Adopt an Angel fundraiser provides Christmas presents for children of families in need
Every December for the past 19 years, Silverthorne’s police department has filled the town’s pavilion with piles of donated children’s gifts for local families in need. The donations come in from all over the county, bolstered by fundraising efforts by the police and a number of local organizations.
The first Adopt an Angel toy drive took place in 1994 and consisted of Silverthorne police officers bringing donated gifts to the doors of families who needed them. Word started to come in of families outside of Silverthorne who were also in need.
“We said, ‘This is a program that’s really needed. Let’s try to do something for the entire county,’” said Silverthorne Police Chief Mark Hanschmidt.

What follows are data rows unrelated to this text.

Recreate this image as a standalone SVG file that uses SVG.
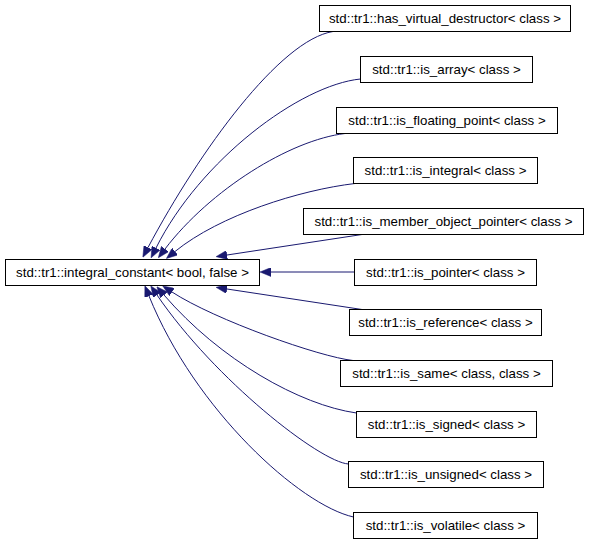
<svg xmlns="http://www.w3.org/2000/svg" width="589" height="544" viewBox="0 0 589 544">
<style>
.n rect{fill:#fff;stroke:#000;stroke-width:1}
.n text{font-family:"Liberation Sans",Arial,sans-serif;font-size:13.3px;fill:#000;text-anchor:middle}
.e path{fill:none;stroke:#191970;stroke-width:1;marker-end:url(#ah)}
</style>
<defs>
<marker id="ah" viewBox="0 0 11 9" refX="0" refY="4.5" markerWidth="11" markerHeight="9" markerUnits="userSpaceOnUse" orient="auto">
<path d="M0,0 L11,4.5 L0,9 z" fill="#191970" stroke="#191970" stroke-width="0.5"/>
</marker>
</defs>
<rect width="589" height="544" fill="#fff"/>
<g id="edges" class="e">
<path d="M333,31.5 C280,40 200,150 148,247.5"/>
<path d="M360.5,79 C300,85 200,160 156,248"/>
<path d="M345,133.5 C290,140 210,190 165,249"/>
<path d="M355,183.5 C300,190 220,215 175,251.5"/>
<path d="M362,234.5 L227,255"/>
<path d="M354,272 L271,272"/>
<path d="M362,309.5 L227,289"/>
<path d="M353,360.5 C320,357 215,320 172,292"/>
<path d="M356.5,413 C300,405 220,360 164,295"/>
<path d="M348.5,464 C320,462 215,380 157,295"/>
<path d="M353.5,517 C300,505 195,410 149,296"/>
</g>
<g id="integral_constant" class="n"><rect x="5.5" y="259.5" width="254" height="26"/><text x="132.5" y="277">std::tr1::integral_constant&lt; bool, false &gt;</text></g>
<g id="has_virtual_destructor" class="n"><rect x="319.5" y="5.5" width="251" height="26"/><text x="445" y="23">std::tr1::has_virtual_destructor&lt; class &gt;</text></g>
<g id="is_array" class="n"><rect x="360.5" y="56.5" width="172" height="26"/><text x="446.5" y="74">std::tr1::is_array&lt; class &gt;</text></g>
<g id="is_floating_point" class="n"><rect x="336.5" y="107.5" width="221" height="26"/><text x="447" y="125">std::tr1::is_floating_point&lt; class &gt;</text></g>
<g id="is_integral" class="n"><rect x="353.5" y="157.5" width="184" height="26"/><text x="445.5" y="175">std::tr1::is_integral&lt; class &gt;</text></g>
<g id="is_member_object_pointer" class="n"><rect x="303.5" y="208.5" width="280" height="26"/><text x="443.5" y="226">std::tr1::is_member_object_pointer&lt; class &gt;</text></g>
<g id="is_pointer" class="n"><rect x="354.5" y="259.5" width="182" height="26"/><text x="445.5" y="277">std::tr1::is_pointer&lt; class &gt;</text></g>
<g id="is_reference" class="n"><rect x="349.5" y="309.5" width="192" height="26"/><text x="445.5" y="327">std::tr1::is_reference&lt; class &gt;</text></g>
<g id="is_same" class="n"><rect x="340.5" y="360.5" width="212" height="26"/><text x="446.5" y="378">std::tr1::is_same&lt; class, class &gt;</text></g>
<g id="is_signed" class="n"><rect x="356.5" y="411.5" width="180" height="26"/><text x="446.5" y="429">std::tr1::is_signed&lt; class &gt;</text></g>
<g id="is_unsigned" class="n"><rect x="348.5" y="461.5" width="195" height="26"/><text x="446" y="479">std::tr1::is_unsigned&lt; class &gt;</text></g>
<g id="is_volatile" class="n"><rect x="353.5" y="512.5" width="184" height="26"/><text x="445.5" y="530">std::tr1::is_volatile&lt; class &gt;</text></g>
</svg>
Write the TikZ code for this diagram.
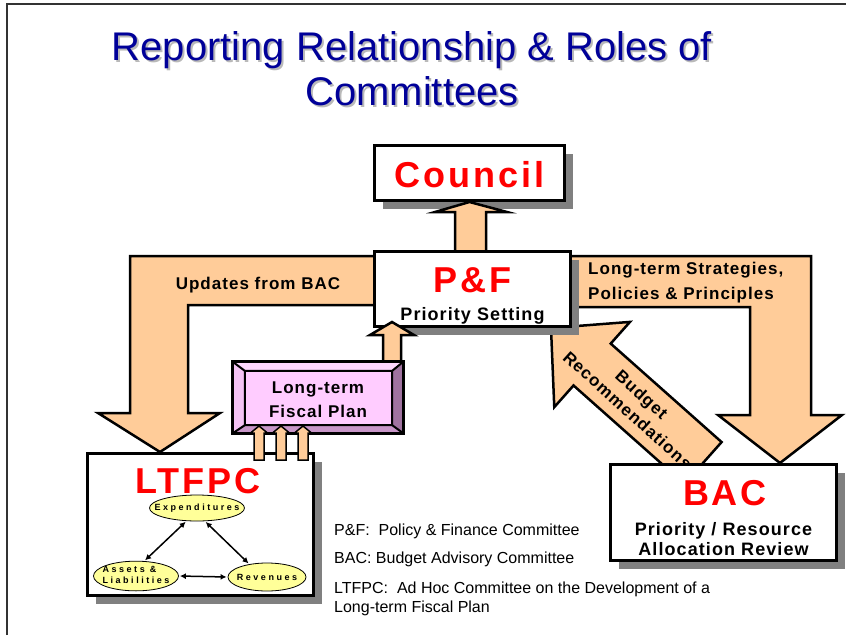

So the program grew to include all of Summit County’s police departments, the sheriff’s office, Colorado State Patrol and the fire departments and ambulance services. They work with local organizations such as the Family & Intercultural Resource Center (FIRC), the Community Care Clinic and social services to pinpoint families who are struggling financially during the holiday season.
“We’ve narrowed it down to the families that really need assistance,” Hanschmidt said, “and I think we’re there now. We’re pretty successful — it gets better and better every year. We look at what we’ve done and expand on that and try to make it as positive as possible.”
Selected families then receive a mailed invitation to come to the Silverthorne Pavilion on Dec. 19 to select two to three gifts for children of their household. Police officers will be on hand to giftwrap the presents and carry them out to the car if needed.
“The opportunity for police, fire and EMS (staff) to work directly with these families is a win win,” said Hanschmidt. “It’s good for the families, it’s good for the police officers and the fire personnel to get the opportunity to go one-on-one with members of our community and start breaking down some of those barriers. So this is just as good for us as it is for the participants in the program.”
Silverthorne police officer Misty Higby recalled one year in which a mother of three came in to look for gifts. Her youngest boy had his heart set on a bicycle for Christmas, but she was unable to afford it. As it happened, a bicycle was one of the donated items that year and was brought out to her to give to her son.
“The lady turned and looked at me and dropped on the ground crying, and was so overwhelmed with joy having that bicycle for him,” Higby said. “That’s what really makes this amazing.”
Adopt an Angel trees are set up in various locations around the county, including the Outlets at Silverthorne, the Breckenridge and Silverthorne rec centers, City Market in Dillon, Peak A Boo Toys in Breckenridge, Around the World Toys in Frisco and Red Buffalo Coffee and Tea in Silverthorne. Each tree displays ornaments that list a child’s age and gender, so donors can shop specifically for each child.
Three fundraising events, one of which has already passed, also help with donations. The Outlets at Silverthorne shopping extravaganza offered deals and prizes, with proceeds going toward Adopt an Angel.
Coming up on Saturday, Dec. 7, is the fundraiser breakfast, held at the Elks Lodge in Silverthorne and offering not only breakfast but door prizes from the Outlets at Silverthorne, Keystone Resort, Nike, Olive Fusion, the Rocky Mountain Chocolate Factory and more. Attendees may also bring unwrapped gifts to donate.
Also on Dec. 7 is the Race of the Santas in Breckenridge at 4:15 p.m. Participants will don red-and-white Santa outfits and stampede down Main Street. Younger participants can take part in the Reindeer Race, which includes a set of antlers for each.
“It’s kind of cool to see all the Santas,” Higby said. “It’s a lot of fun.”
Last year, the police department estimates, it served nearly 300 families with 600 children. Higby said that sometimes, getting enough donations is a struggle.
“We have to have enough presents to give to the families in need, and every year it seems that the families in need increase,” she said, “and it makes it tougher for us to meet those goals.”
Yet the success of the program is clear not only in its spread to various county organizations and departments, but in the volunteers as well, some of whom were previously recipients of the program.
“This program has come full circle, where we’ve been doing it long enough that we have people who are … coming up to us and saying, ‘You know, I’m here now to help wrap presents or donate to your program, and I remember 10 years ago I was in your program. I needed the help,’” said Hanschmidt. “It is just so cool when these people are coming up to us and letting us know that we really made a difference.”